Op-eds

The Dark Age of Canadian Diplomacy: Op-Ed by Aziza Mohammed (F12)

Diplomatic Courier


Throughout history, Canada has regularly punched above its weight in the international ring. It has risen to the occasion to serve the international community during two world wars and countless peacekeeping missions around the globe. Some of Canada’s proudest moments have been produced by its diplomatic corps. Over the last eight years, Canada has been pulling its punches in foreign affairs. The recent $170 million cut to the Department of Foreign Affairs and International Trade’s (DFAIT) budget means that our country may soon get knocked out.

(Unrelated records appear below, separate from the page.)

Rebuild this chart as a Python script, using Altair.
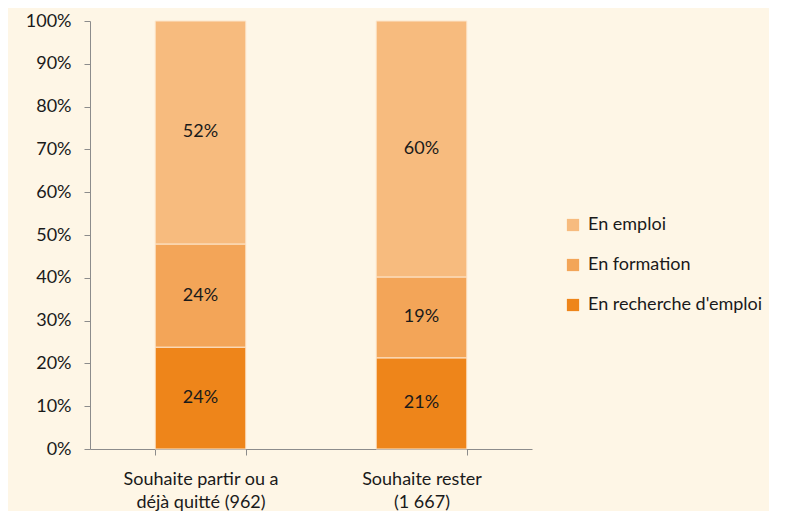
import altair as alt
import pandas as pd

categories = ["Souhaite partir ou a|déjà quitté (962)", "Souhaite rester|(1 667)"]
series = ["En recherche d'emploi", "En formation", "En emploi"]
values = {
    "En recherche d'emploi": [23.8, 21.3],
    "En formation": [24.1, 18.9],
    "En emploi": [52.1, 59.8],
}
labels = {
    "En recherche d'emploi": ["24%", "21%"],
    "En formation": ["24%", "19%"],
    "En emploi": ["52%", "60%"],
}
colors = ["#EE851A", "#F3A558", "#F7BB7E"]
legend_order = ["En emploi", "En formation", "En recherche d'emploi"]

rows = []
for si, s in enumerate(series):
    for ci, c in enumerate(categories):
        rows.append({"cat": c, "serie": s, "ord": si, "val": values[s][ci], "lab": labels[s][ci]})
df = pd.DataFrame(rows)

FONT = "Lato"
FS = 18

base = alt.Chart(df).transform_stack(
    stack="val", groupby=["cat"], as_=["y0", "y1"],
    sort=[alt.SortField("ord", order="ascending")]
).transform_calculate(mid="(datum.y0 + datum.y1) / 2")

xenc = alt.X("cat:N", sort=categories, title=None,
             scale=alt.Scale(paddingInner=0.59, paddingOuter=0.295),
             axis=alt.Axis(labelExpr="split(datum.label, '|')", labelAngle=0,
                           tickBand="extent", domainColor="#8c8c8c", tickColor="#8c8c8c",
                           tickSize=6, labelFontSize=FS, labelFont=FONT, labelColor="#1a1a1a",
                           labelPadding=15, labelLineHeight=23, labelBaseline="top"))

bars = base.mark_bar(stroke="#FDE6CC", strokeWidth=1).encode(
    x=xenc,
    y=alt.Y("y0:Q", title=None,
            scale=alt.Scale(domain=[0, 100], nice=False),
            axis=alt.Axis(values=list(range(0, 101, 10)), labelExpr="datum.value + '%'",
                          grid=False, domainColor="#8c8c8c", tickColor="#8c8c8c", tickSize=6,
                          labelFontSize=FS, labelFont=FONT, labelColor="#1a1a1a", labelPadding=13)),
    y2="y1:Q",
    color=alt.Color("serie:N", sort=legend_order,
                    scale=alt.Scale(domain=series, range=colors),
                    legend=alt.Legend(title=None, orient="none", legendX=474, legendY=195,
                                      symbolType="square", symbolSize=150, symbolStrokeWidth=0,
                                      labelFontSize=FS, labelFont=FONT, labelColor="#1a1a1a",
                                      labelLimit=0,
                                      rowPadding=22, labelOffset=6, values=legend_order)),
)

text = base.mark_text(fontSize=FS, font=FONT, color="#1a1a1a").encode(
    x=alt.X("cat:N", sort=categories),
    y=alt.Y("mid:Q"),
    text="lab:N",
)

chart = alt.layer(bars, text).properties(
    width=442, height=428,
    background="#FEF6E6",
    padding={"left": 17, "top": 4, "right": 6, "bottom": 0},
).configure_view(stroke=None)

chart.save("out.html", embed_options={"renderer": "svg", "actions": False})
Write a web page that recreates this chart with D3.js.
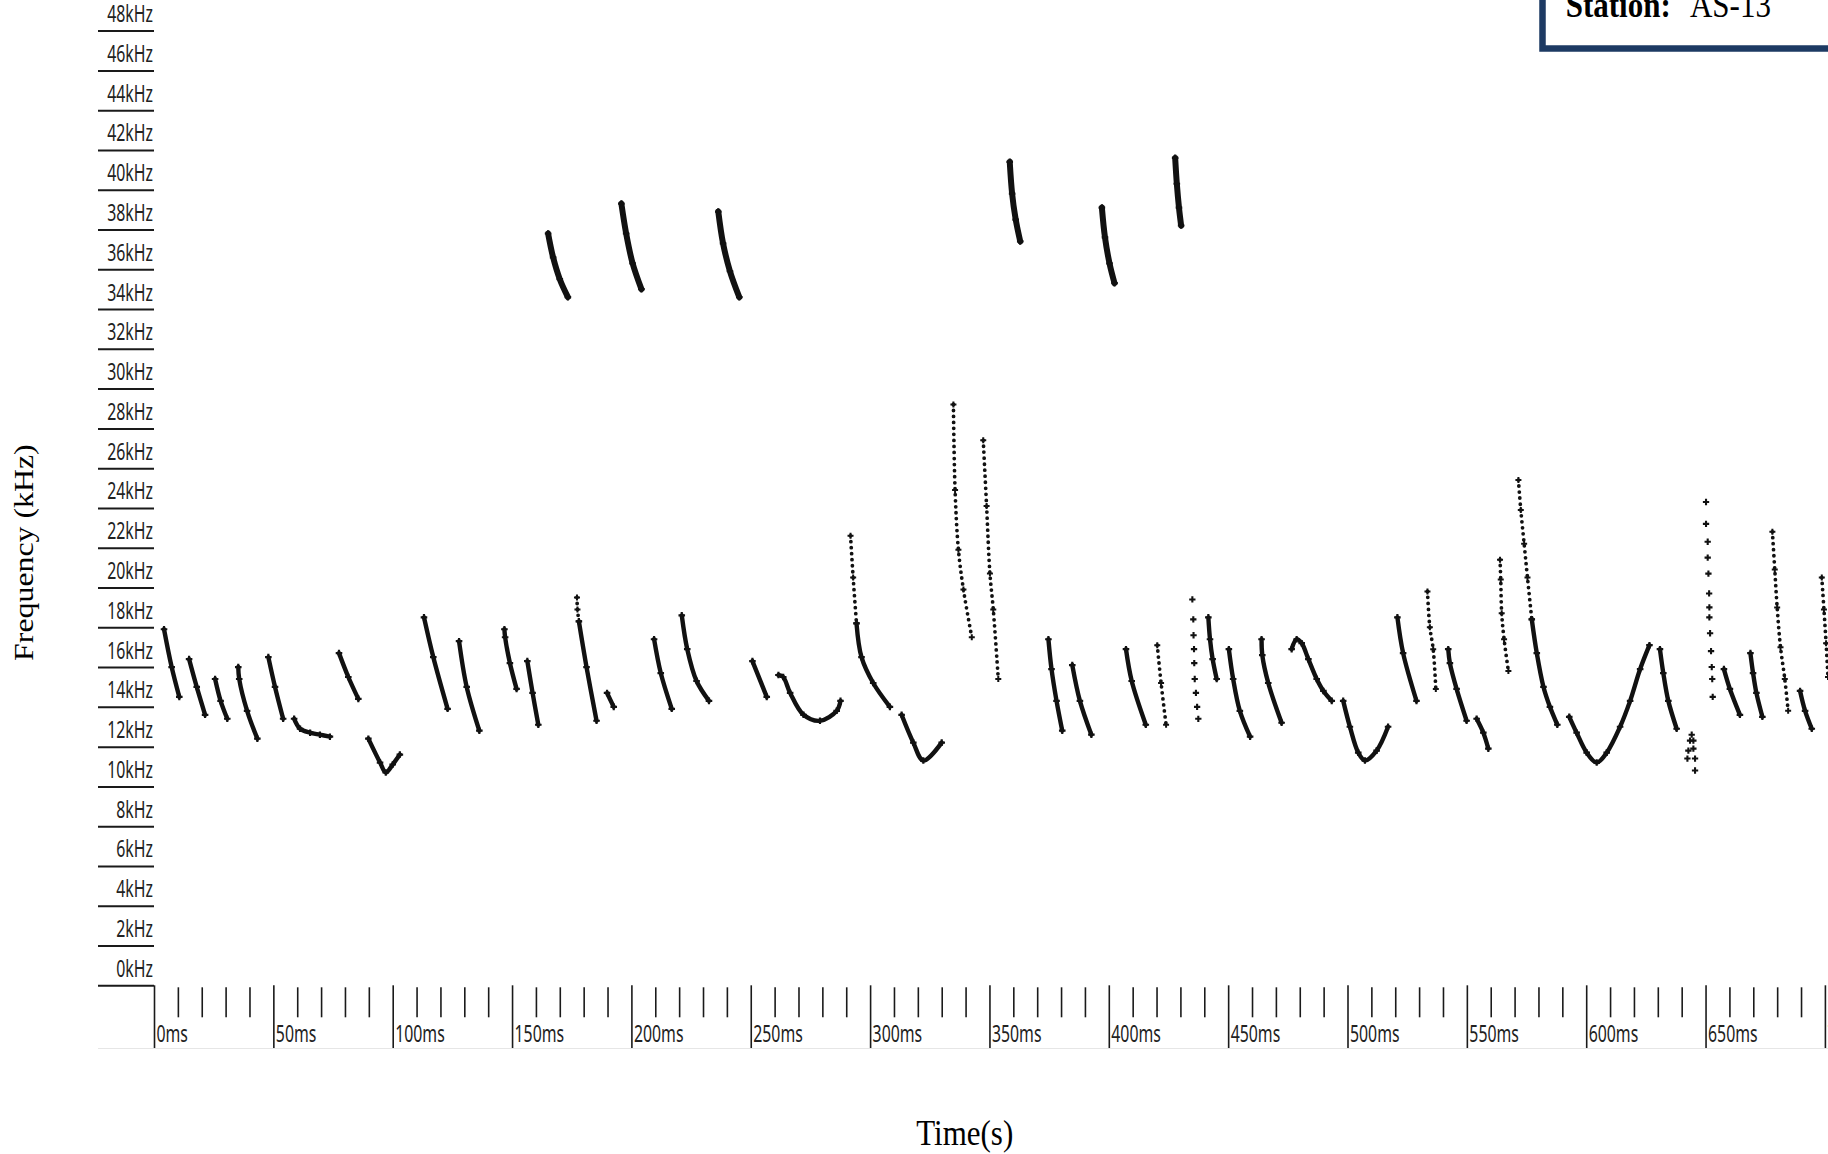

Remember the “Golden Age of Canadian Diplomacy”? Many young Canadians simply can’t. This idealized period, one that is at the core of Canadian identity, is being lost in the annals of history. It’s possible that the Canadian values espoused and promoted by Canadian diplomats like multilateralism, environmental stewardship, and human rights could go that way as well.

It was back in 1957 that an intrepid Minister of External Affairs, Lester B. Pearson created a diplomatic innovation that would change how countries practice international relations for the rest of time. For engineering the United Nations Emergency Force (UNEF), the world’s first peacekeeping operation, Pearson won the Nobel Peace Prize. In 1979, then-Ambassador Kenneth Taylor helped six Americans escape from Iran during the Hostage Crisis in a covert operation called the Canadian Caper.

In the 1990s, Minister of Foreign Affairs Llyod Axworthy was a champion for the idea of Human Security. This concept demands that we refocus our attention to specifically keeping human beings safe rather than just the hard power considerations of countries. As a result, threats that would otherwise go unnoticed are brought to the fore. Human Security was the foundation of the 1997 Ottawa Treaty to ban anti-personnel landmines. For this humanitarian project, Axworthy was nominated for a Nobel Peace Prize. Responsibility to Protect (R2P), a Canadian innovation, paved the way for NATO’s operations in Kosovo to bring an end to ethnic cleansing by Slobodan Milosevic’s forces and the recent NATO operation in Libya to halt the tyranny of Muammar Gaddafi’s regime. These distinctly Canadian initiatives have saved lives and changed the world, and they all started with our now-oft-forgotten diplomatic corps.